These Happy Golden Years

Monday, May 13th, 2013

American society is increasingly stratified, Sean Reardon says, because elite parents are investing so much in the cognitive enrichment of their kids, but the real cause, Megan McArdle notes, could simply be that all the people who are really good at school are marrying other people who are really good at school and having children who are really, really good at school:

Recently, I came across a copy of These Happy Golden Years (the final book of the Little House on the Prairie series) in a used bookshop. I couldn’t resist buying it; I spent so many happy hours with those books as a kid.

You read it differently as an adult, of course, and one of those things that struck me is that Almanzo Wilder doesn’t seem to be nearly as smart as his wife. Laura obviously liked school, and was good at it, from an early age. Almanzo hated it, and wanted to finish as quickly as possible. There’s no evidence that he reads or otherwise occupies himself with intellectual pursuits in his spare time. Laura doesn’t seem to find that strange, or to resent it; both contemporary reports and the way she writes about her husband makes it clear that she still loved him, all those decades later.

But today we’d find it hard to believe that those two could marry and be happy; what on earth would they talk about? Laura Ingalls would quite likely have gone to an elite school, and probably graduate school, then moved to a coastal city, and eventually married another bookworm. Almanzo Wilder would be married to someone like him, a hard worker who nonetheless found school tedious and left as quickly as possible. And when their two sets of children showed up at school, their test scores would be very different.

Instead they had one child, Rose Wilder Lane, who became a very talented short-story writer (her collection, Old Home Town, is a very fine and somewhat brutal study of the Missouri town where she grew up.) They could just as easily have had a child like Almanzo, whose talents lay in other directions. But the more that the educational elite clusters together, the less likely that is. And the higher the educational barrier to high-paying professions, the more tightly high income will seem to be linked to the educational proficiency of your kids.

Comments

  1. Thibodeaux says:

    I read the “Little House” books many times as a child; just this year I finished reading them to my daughter. These days I often find myself looking at what I read through a “red-pill” lens.

    For example, in manosphere terms, both Pa and Almanzo (and Almanzo’s dad, too) are Alphas: capable, confident, leaders of men. Pa could build a freakin’ house from scratch using basically and ax and a pocketknife, plus he was on the schoolboard, AND he could stare down a lynchmob. Almanzo and a sidekick risk their lives (and their horses’ lives) to save the town from literally starving to death.

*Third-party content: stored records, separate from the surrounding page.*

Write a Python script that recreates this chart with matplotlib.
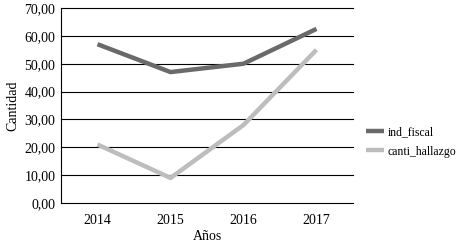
import matplotlib
matplotlib.use('Agg')
import matplotlib.pyplot as plt
import numpy as np

plt.rcParams['font.family'] = 'Liberation Serif'

years = ['2014', '2015', '2016', '2017']
ind_fiscal = [57.0, 47.0, 50.0, 62.5]
canti_hallazgo = [21.0, 9.0, 28.0, 55.0]

fig = plt.figure(figsize=(4.62, 2.46), dpi=100)
ax = fig.add_axes([61 / 462, 1 - 203 / 246, 292 / 462, 195 / 246])

x = np.arange(len(years))
ax.plot(x, ind_fiscal, color='#6a6a6a', lw=3.2, label='ind_fiscal', solid_capstyle='butt')
ax.plot(x, canti_hallazgo, color='#bdbdbd', lw=3.2, label='canti_hallazgo', solid_capstyle='butt')

ax.set_xlim(-0.5, len(years) - 0.5)
ax.set_ylim(0, 70)
ax.set_yticks(np.arange(0, 71, 10))
ax.set_yticklabels(['%d,00' % v for v in range(0, 71, 10)])
ax.set_xticks(x)
ax.set_xticklabels(years)
ax.yaxis.grid(True, color='black', lw=0.8, clip_on=False)
ax.set_axisbelow(True)
for s in ['top', 'right', 'bottom']:
    ax.spines[s].set_visible(False)
ax.spines['left'].set_linewidth(0.8)
ax.tick_params(axis='both', length=0, labelsize=10, pad=4)
ax.tick_params(axis='x', pad=8)
ax.set_xlabel('Años', fontsize=10, labelpad=2)
ax.set_ylabel('Cantidad', fontsize=10, labelpad=4)

fig.legend(loc='center left', bbox_to_anchor=(366 / 462, 1 - 142 / 246), frameon=False,
           fontsize=8.5, handlelength=1.5, handletextpad=0.35, labelspacing=0.6,
           borderpad=0, borderaxespad=0)

fig.savefig('out.png', dpi=100)
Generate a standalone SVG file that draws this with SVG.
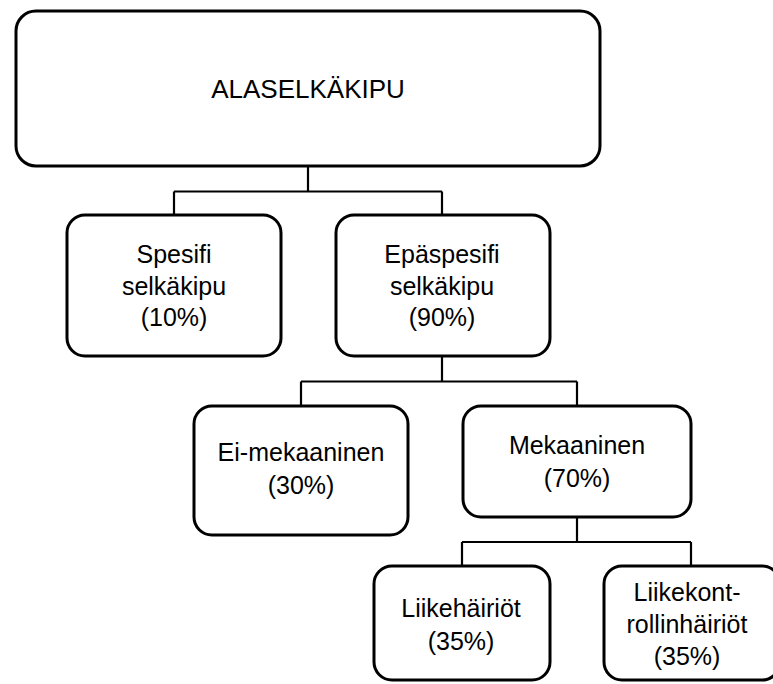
<svg xmlns="http://www.w3.org/2000/svg" width="773" height="684" viewBox="0 0 773 684">
<style>
.box{fill:#fff;stroke:#000;stroke-width:3}
.conn{fill:none;stroke:#000;stroke-width:2.2}
text{font-family:"Liberation Sans",Arial,sans-serif;font-size:25px;fill:#000;text-anchor:middle}
.title{font-size:26px}
</style>
<rect width="773" height="684" fill="#fff"/>
<g id="connectors">
<path class="conn" d="M308 166 V191.5 M174 191.5 H442 M174 191.5 V214 M442 191.5 V214"/>
<path class="conn" d="M442 357 V381.5 M301 381.5 H577 M301 381.5 V405 M577 381.5 V405"/>
<path class="conn" d="M577 518 V542 M462 542 H691 M462 542 V565 M691 542 V565"/>
</g>
<g id="n-alaselkakipu">
<rect class="box" x="16" y="11" width="584" height="155" rx="20"/>
<text class="title" x="308" y="98">ALASELKÄKIPU</text>
</g>
<g id="n-spesifi">
<rect class="box" x="67" y="215" width="214" height="141" rx="18"/>
<text x="174" y="263">Spesifi</text>
<text x="174" y="295">selkäkipu</text>
<text x="174" y="326">(10%)</text>
</g>
<g id="n-epaspesifi">
<rect class="box" x="336" y="215" width="214" height="141" rx="18"/>
<text x="442" y="263">Epäspesifi</text>
<text x="442" y="295">selkäkipu</text>
<text x="442" y="326">(90%)</text>
</g>
<g id="n-eimekaaninen">
<rect class="box" x="194" y="406" width="214" height="129" rx="18"/>
<text x="301" y="461">Ei-mekaaninen</text>
<text x="301" y="494">(30%)</text>
</g>
<g id="n-mekaaninen">
<rect class="box" x="463" y="406" width="228" height="111" rx="18"/>
<text x="577" y="454">Mekaaninen</text>
<text x="577" y="487">(70%)</text>
</g>
<g id="n-liikehairiot">
<rect class="box" x="374" y="566" width="176" height="114" rx="18"/>
<text x="461" y="617">Liikehäiriöt</text>
<text x="461" y="650">(35%)</text>
</g>
<g id="n-liikekontrollinhairiot">
<rect class="box" x="604" y="566" width="176" height="114" rx="18"/>
<text x="687" y="601">Liikekont-</text>
<text x="687" y="633">rollinhäiriöt</text>
<text x="687" y="665">(35%)</text>
</g>
</svg>
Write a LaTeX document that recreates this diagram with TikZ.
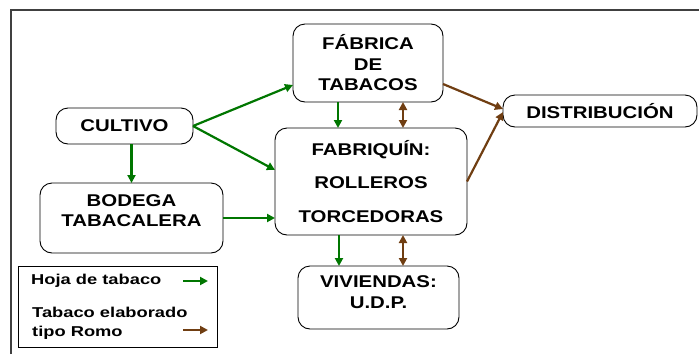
\documentclass[tikz,border=0pt]{standalone}
\usepackage{fontspec}
\usetikzlibrary{arrows.meta}
\newfontfamily\diagfont{Liberation Sans}[FakeStretch=1.2]
\newfontfamily\leyfont{Liberation Sans}[FakeStretch=1.28]
\definecolor{hojagreen}{RGB}{0,118,0}
\definecolor{romobrown}{RGB}{112,62,18}
\begin{document}
\begin{tikzpicture}[x=1pt,y=-1pt,
    caja/.style={draw, rounded corners=12pt, line width=0.9pt, inner sep=0pt, outer sep=0pt,
                 align=center, font=\diagfont\bfseries\fontsize{17}{20.5}\selectfont},
    hoja/.style={draw=hojagreen, line width=2.2pt, -{Triangle[length=8pt,width=8pt]}},
    romo/.style={draw=romobrown, line width=2.2pt, -{Triangle[length=8pt,width=8pt]}},
    romo2/.style={romo, {Triangle[length=8pt,width=8pt]}-{Triangle[length=8pt,width=8pt]}}]
    \useasboundingbox (0,0) rectangle (699,354);
    \coordinate (m1) at (11,354);
    \coordinate (m2) at (11,10);
    \coordinate (m3) at (699,10);
    \draw[line width=1.2pt, black!75] (m1) -- (m2) -- (m3);

    \node[caja, minimum width=137pt, minimum height=36pt] at (124.5,126) (cul) {CULTIVO};
    \node[caja, minimum width=150pt, minimum height=78pt] at (368,63) (fab) {FÁBRICA\\DE\\TABACOS};
    \node[caja, minimum width=194pt, minimum height=32pt] at (600,111) (dist) {DISTRIBUCIÓN};
    \node[caja, minimum width=192pt, minimum height=107pt] at (371,181.5) (frq) {FABRIQUÍN:\\[13pt]ROLLEROS\\[13pt]TORCEDORAS};
    \node[caja, minimum width=183pt, minimum height=70pt, text depth=15pt] at (131.5,218) (bod) {BODEGA\\TABACALERA};
    \node[caja, minimum width=161pt, minimum height=63pt, text depth=11pt] at (378.5,297.5) (viv) {VIVIENDAS:\\U.D.P.};

    \node[draw, line width=0.8pt, minimum width=199pt, minimum height=81pt] at (117.5,306.5) (ley) {};
    \node[anchor=base west, inner sep=0pt, font=\leyfont\bfseries\fontsize{14.3}{19}\selectfont] at (31,284) (t1) {Hoja de tabaco};
    \node[anchor=west, inner sep=0pt, align=left, font=\leyfont\bfseries\fontsize{14.3}{19}\selectfont] at (32,323) (t2) {Tabaco elaborado\\tipo Romo};
    \coordinate (h1) at (183,281);
    \coordinate (h2) at (208,281);
    \coordinate (r1) at (183,330);
    \coordinate (r2) at (208,330);
    \draw[hoja] (h1) -- (h2);
    \draw[romo] (r1) -- (r2);

    \draw[hoja] (cul.east) -- ([yshift=-22pt]fab.west);
    \draw[hoja] (cul.east) -- ([yshift=11.5pt]frq.west);
    \draw[hoja] (bod.north |- cul.south) -- (bod.north);
    \draw[hoja] (bod.east) -- (frq.west |- bod.east);
    \draw[hoja] ([xshift=-30pt]fab.south) -- ([xshift=-30pt]fab.south |- frq.north);
    \draw[romo2] ([xshift=35pt]fab.south) -- ([xshift=35pt]fab.south |- frq.north);
    \draw[romo] ([yshift=-21pt]fab.east) -- ([yshift=2pt]dist.west);
    \draw[romo] (frq.east) -- ([yshift=-1pt]dist.west);
    \draw[hoja] ([xshift=-32pt]frq.south) -- ([xshift=-32pt]frq.south |- viv.north);
    \draw[romo2] ([xshift=32pt]frq.south) -- ([xshift=32pt]frq.south |- viv.north);
\end{tikzpicture}
\end{document}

    Speaking of horses: I think that was one of the key attractors for Laura. She LOOOOVED Almanzo’s horses, and quite possibly his ability to control several nearly-wild horses. It’s like a motorcycle: chick crack.

    We can also analyze the stories from a Moldbug/Seeds of Albion class/ethnicity angle. The Ingallses and the Wilders are both Puritan/Brahmin/New England families….and it shows. Almanzo might not have been the scholarly type, but his family was—heck, his sister was a schoolteacher, just like Laura and Ma. Of course, there were no other professions for women, I know. These families also had low time preference, and the Wilders as described in Farmer Boy seem to be quite prosperous. Both families are quite patriotic, which is a curious difference between Brahmins Then and Now. I think Steve Sailer has talked about how the Brahmins used to think of this as THEIR country, and took seriously the business of running it. Now the Brahmins “leapfrog” America to show how concerned they are about the rest of the world. They are Congregationalists (that’s only mentioned in passing in the books, I think), and they seemed to actually believe in God, so they hadn’t fully evolved to the modern Brahmin faith of Universalism (although NB that Unitarianism is an offshoot of the Calvinist Congregational church).

    TL;DR – reading books is fun when you think about them via the Red Pill.

  2. David Foster says:

    I actually haven’t read the Little House books — must get around to it — but I’ve read just about everything by daughter Rose (who was considerably more than a “talented short-story writer”), most recently Travels With Zenobia, in which she and a friend describe a 1926 adventure driving from Paris to Albania in a Model T Ford. The book contains a funny description of Almanzo’s first attempt at driving a car: when he felt he needed to slow down fast, his instinct was to brace himself against the gas and brake pedals and pull hard on the steering wheel.